▶ **Records for the task**
◇ ◇ ◇ ◇ ◇

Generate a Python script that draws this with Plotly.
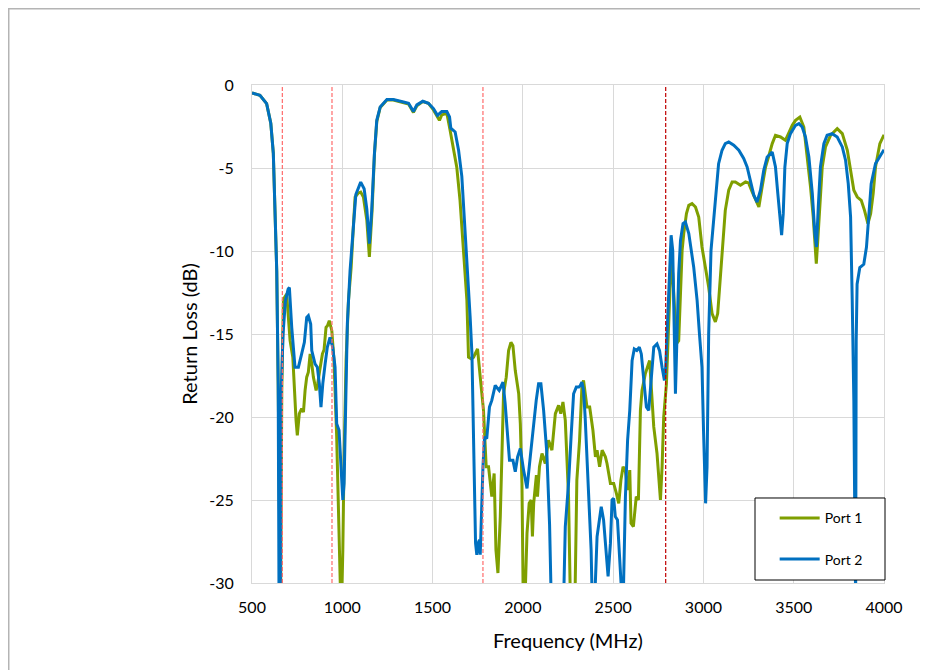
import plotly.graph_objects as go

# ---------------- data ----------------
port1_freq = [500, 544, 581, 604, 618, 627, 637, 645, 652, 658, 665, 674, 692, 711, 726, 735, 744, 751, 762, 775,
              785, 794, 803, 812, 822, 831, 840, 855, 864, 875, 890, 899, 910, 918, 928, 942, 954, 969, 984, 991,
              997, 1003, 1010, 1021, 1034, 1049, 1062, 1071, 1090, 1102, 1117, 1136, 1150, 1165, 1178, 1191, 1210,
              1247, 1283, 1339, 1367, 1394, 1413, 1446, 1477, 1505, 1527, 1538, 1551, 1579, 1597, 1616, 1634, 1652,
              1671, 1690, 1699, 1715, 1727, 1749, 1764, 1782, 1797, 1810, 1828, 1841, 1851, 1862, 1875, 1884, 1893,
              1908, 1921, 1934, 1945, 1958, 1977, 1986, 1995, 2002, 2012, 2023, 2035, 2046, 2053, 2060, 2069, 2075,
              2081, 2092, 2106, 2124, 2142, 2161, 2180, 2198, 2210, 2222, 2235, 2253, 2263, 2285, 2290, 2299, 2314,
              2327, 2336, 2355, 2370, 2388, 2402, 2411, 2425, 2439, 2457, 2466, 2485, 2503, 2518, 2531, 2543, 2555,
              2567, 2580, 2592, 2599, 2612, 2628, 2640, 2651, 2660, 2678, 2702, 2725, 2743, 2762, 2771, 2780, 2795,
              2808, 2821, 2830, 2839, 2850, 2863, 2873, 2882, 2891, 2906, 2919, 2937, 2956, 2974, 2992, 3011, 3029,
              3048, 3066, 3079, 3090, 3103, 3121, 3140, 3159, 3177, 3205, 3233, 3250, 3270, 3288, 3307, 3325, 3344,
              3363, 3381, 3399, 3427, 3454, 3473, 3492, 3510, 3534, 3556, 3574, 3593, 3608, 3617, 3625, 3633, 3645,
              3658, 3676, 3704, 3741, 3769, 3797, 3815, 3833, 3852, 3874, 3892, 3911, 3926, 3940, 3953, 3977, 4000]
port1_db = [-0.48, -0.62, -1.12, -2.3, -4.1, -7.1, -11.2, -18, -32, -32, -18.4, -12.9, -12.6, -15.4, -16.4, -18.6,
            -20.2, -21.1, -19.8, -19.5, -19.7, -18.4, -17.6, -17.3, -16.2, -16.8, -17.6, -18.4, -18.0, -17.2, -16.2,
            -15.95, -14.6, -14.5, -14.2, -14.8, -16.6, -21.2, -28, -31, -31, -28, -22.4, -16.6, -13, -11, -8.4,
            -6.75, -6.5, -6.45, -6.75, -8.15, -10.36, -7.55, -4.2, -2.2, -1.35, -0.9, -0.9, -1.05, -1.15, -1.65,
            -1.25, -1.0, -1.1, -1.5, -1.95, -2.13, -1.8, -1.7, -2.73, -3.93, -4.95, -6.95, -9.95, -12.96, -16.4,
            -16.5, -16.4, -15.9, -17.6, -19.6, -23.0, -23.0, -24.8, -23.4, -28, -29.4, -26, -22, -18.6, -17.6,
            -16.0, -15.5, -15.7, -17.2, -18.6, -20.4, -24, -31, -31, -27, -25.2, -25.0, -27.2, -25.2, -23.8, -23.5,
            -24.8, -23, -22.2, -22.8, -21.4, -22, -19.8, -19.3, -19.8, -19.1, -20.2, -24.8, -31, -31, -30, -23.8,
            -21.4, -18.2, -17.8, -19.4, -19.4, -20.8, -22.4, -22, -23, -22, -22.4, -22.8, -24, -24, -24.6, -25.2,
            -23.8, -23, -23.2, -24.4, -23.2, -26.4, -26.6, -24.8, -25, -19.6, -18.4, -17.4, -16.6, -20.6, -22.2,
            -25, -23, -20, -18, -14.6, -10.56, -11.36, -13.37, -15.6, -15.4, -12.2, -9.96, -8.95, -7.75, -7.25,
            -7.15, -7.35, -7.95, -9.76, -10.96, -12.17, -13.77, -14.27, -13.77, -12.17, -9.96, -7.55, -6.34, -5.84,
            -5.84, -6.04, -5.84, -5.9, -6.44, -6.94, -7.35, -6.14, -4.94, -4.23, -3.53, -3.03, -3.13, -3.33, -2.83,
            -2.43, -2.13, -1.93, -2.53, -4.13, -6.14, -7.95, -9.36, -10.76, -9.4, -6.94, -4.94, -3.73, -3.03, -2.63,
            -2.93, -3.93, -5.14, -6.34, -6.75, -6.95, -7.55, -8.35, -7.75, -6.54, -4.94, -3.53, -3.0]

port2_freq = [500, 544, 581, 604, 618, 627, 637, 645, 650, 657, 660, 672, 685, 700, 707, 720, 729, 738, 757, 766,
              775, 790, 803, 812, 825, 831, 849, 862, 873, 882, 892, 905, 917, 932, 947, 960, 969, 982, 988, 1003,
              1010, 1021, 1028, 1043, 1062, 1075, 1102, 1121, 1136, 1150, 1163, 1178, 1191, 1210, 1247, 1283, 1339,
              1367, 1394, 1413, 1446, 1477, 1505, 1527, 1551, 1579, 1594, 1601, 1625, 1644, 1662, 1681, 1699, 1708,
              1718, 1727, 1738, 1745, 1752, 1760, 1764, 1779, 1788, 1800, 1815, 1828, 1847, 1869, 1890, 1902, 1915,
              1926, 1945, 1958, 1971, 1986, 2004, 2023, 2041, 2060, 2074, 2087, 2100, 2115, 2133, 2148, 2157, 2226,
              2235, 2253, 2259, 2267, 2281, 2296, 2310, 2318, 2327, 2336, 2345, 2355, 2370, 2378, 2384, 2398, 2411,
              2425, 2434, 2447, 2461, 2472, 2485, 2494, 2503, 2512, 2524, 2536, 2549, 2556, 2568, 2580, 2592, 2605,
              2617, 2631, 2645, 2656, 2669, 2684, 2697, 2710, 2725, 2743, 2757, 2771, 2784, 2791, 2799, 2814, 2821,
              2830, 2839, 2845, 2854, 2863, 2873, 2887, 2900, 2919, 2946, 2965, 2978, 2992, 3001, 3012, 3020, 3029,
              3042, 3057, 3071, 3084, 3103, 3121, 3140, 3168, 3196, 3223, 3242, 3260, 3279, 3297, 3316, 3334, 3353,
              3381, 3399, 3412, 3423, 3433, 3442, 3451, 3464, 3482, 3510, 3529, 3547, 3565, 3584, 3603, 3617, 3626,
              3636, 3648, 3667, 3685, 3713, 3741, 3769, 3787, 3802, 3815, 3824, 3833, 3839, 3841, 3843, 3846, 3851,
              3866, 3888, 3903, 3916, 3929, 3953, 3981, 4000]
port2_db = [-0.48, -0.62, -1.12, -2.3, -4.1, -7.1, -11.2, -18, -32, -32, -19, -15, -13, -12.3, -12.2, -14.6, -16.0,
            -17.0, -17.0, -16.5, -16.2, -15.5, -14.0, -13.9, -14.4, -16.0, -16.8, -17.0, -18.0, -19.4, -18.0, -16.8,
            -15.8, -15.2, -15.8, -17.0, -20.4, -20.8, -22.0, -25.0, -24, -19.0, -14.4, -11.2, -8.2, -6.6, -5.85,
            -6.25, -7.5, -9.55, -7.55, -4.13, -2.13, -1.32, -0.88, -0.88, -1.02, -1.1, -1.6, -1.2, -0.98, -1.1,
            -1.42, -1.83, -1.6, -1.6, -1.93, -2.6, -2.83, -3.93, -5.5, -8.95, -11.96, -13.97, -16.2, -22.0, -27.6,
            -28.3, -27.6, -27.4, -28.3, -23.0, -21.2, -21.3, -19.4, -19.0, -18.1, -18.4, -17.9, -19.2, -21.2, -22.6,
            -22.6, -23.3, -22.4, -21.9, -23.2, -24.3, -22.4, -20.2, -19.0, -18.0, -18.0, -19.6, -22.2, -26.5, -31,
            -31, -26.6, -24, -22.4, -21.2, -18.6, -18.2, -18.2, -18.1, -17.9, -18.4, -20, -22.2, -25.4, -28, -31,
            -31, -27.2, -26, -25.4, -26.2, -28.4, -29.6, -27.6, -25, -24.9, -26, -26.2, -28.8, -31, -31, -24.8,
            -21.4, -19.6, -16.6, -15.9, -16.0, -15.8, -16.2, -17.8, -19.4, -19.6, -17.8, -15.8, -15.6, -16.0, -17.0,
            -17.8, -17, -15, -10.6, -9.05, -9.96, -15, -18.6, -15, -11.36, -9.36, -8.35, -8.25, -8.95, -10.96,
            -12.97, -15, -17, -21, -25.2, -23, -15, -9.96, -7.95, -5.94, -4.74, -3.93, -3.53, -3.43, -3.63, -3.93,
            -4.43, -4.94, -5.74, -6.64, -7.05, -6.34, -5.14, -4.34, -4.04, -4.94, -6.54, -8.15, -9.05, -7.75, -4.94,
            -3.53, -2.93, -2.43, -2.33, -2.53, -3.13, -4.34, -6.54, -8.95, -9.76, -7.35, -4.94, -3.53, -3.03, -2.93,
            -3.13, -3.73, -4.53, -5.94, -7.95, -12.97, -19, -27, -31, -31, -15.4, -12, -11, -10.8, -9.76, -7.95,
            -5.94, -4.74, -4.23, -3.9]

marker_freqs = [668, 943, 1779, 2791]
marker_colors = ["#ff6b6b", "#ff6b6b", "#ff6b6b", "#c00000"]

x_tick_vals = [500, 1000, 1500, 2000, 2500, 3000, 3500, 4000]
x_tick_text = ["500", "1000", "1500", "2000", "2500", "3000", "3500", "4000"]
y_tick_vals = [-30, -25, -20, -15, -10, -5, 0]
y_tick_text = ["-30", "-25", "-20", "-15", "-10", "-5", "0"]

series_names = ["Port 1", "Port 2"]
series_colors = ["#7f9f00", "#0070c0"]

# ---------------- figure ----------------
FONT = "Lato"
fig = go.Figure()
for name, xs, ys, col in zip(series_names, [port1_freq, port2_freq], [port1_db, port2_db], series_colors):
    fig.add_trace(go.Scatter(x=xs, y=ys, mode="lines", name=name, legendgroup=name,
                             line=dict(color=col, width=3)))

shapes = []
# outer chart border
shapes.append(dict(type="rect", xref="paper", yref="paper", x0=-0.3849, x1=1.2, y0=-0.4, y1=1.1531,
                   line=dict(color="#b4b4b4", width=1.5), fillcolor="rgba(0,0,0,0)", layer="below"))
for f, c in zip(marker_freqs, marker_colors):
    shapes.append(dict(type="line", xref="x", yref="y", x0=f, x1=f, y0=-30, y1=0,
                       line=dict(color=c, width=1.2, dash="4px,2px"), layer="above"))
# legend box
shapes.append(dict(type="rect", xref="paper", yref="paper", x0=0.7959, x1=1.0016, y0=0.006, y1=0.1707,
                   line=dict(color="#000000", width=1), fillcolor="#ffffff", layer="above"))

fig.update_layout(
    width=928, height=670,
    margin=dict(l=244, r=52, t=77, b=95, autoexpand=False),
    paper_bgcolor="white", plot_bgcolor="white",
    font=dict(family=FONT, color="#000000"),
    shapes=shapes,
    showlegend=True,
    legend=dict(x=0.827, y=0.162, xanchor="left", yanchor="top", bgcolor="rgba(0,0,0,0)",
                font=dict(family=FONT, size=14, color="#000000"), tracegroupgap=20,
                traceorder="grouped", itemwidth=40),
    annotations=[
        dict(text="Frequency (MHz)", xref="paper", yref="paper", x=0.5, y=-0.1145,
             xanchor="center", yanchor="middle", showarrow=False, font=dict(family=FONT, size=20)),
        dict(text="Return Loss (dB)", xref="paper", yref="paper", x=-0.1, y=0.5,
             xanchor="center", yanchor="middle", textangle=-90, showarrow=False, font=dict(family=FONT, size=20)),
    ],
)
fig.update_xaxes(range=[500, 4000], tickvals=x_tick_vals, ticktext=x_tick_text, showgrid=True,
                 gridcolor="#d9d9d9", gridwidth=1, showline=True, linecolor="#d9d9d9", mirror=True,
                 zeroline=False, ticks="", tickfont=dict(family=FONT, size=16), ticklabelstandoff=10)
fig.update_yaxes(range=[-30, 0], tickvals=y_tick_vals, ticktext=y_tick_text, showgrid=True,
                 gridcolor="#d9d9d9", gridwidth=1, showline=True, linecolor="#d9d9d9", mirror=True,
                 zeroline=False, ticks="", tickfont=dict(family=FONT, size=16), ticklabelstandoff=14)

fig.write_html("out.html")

◇ ◇ ◇ ◇ ◇

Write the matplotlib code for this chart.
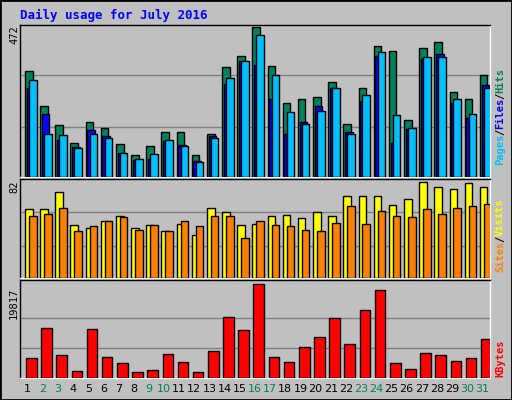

◇ ◇ ◇ ◇ ◇

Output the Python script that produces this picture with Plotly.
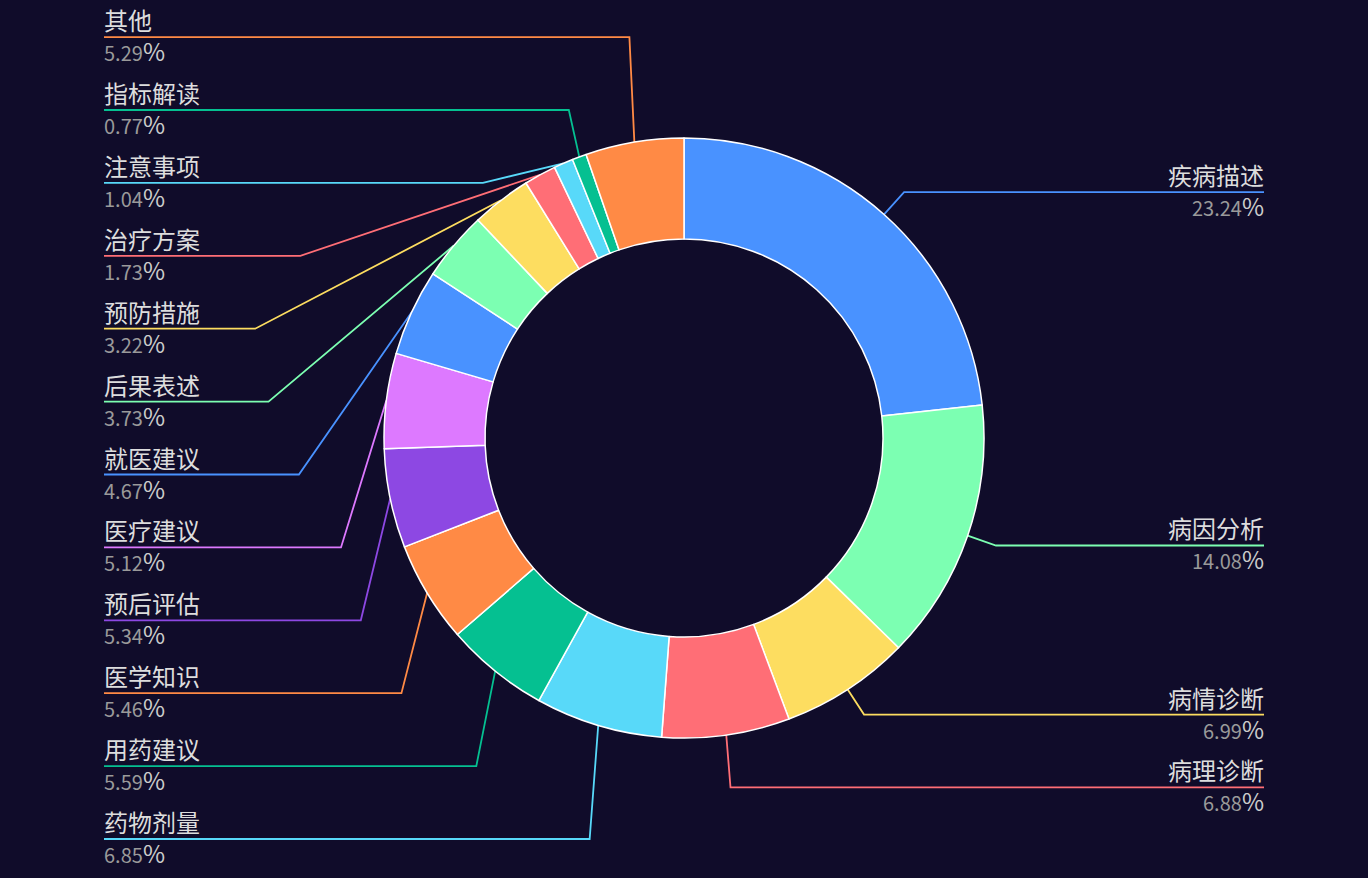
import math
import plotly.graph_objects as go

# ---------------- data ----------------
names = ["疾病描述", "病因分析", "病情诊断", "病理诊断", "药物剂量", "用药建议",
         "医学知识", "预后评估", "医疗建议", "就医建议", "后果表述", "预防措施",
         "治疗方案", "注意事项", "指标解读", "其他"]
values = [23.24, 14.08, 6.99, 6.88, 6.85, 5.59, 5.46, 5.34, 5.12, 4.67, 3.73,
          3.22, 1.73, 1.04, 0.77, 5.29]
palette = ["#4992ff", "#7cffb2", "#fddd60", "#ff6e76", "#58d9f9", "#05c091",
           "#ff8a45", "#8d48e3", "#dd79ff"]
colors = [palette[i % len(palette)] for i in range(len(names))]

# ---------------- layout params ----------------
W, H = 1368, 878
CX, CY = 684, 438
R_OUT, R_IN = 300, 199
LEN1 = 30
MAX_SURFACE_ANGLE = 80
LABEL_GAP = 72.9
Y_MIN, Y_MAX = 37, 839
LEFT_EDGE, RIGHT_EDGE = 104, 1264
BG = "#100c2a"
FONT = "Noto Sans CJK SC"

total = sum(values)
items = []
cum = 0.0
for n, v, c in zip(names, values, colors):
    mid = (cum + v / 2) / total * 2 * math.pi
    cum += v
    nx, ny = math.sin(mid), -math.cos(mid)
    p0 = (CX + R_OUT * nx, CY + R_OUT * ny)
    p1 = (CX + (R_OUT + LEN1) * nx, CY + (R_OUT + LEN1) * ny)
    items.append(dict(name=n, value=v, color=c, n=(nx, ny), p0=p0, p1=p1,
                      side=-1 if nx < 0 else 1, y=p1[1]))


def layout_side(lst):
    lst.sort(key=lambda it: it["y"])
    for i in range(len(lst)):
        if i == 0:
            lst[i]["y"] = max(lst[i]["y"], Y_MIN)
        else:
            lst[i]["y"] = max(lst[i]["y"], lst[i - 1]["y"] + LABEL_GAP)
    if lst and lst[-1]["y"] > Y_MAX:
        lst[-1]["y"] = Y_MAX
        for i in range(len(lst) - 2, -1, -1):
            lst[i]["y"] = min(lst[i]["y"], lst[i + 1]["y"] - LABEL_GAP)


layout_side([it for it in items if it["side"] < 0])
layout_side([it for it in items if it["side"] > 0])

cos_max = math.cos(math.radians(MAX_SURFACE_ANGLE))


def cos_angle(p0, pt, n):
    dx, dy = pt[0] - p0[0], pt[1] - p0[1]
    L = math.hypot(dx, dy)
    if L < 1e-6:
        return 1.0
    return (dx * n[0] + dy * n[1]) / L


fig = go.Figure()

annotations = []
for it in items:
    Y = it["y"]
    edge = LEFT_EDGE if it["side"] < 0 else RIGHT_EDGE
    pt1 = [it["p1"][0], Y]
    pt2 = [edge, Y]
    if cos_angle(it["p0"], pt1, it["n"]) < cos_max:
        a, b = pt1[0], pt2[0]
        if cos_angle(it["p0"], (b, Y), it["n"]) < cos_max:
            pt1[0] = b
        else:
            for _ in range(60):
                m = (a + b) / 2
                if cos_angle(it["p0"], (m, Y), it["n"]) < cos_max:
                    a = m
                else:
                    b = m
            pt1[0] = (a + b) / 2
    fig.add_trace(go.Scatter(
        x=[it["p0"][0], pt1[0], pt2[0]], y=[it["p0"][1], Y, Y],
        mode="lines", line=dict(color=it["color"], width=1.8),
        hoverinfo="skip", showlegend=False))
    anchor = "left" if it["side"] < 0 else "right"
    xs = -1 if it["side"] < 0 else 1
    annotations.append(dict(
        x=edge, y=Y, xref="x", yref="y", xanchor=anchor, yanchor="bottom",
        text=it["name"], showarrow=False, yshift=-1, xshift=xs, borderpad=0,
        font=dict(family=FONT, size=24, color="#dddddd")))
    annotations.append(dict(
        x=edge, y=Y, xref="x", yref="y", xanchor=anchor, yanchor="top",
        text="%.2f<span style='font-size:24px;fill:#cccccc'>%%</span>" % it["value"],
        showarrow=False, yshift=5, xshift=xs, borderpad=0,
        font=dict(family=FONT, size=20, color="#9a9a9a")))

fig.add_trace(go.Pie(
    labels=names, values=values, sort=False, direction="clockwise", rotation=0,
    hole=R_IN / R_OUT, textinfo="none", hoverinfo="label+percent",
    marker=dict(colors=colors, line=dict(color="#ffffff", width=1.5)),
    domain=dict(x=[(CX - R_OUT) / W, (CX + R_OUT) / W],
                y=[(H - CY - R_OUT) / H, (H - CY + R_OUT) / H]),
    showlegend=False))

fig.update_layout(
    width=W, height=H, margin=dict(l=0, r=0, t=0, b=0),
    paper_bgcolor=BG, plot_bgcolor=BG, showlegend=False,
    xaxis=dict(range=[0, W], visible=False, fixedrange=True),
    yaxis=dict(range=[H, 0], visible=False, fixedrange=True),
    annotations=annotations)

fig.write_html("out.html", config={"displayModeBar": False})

◇ ◇ ◇ ◇ ◇

▶ **Task**
Locate each line with the word "chart" and copy it.

▶ **Correct result**
# outer chart border
Write the matplotlib code for this chart.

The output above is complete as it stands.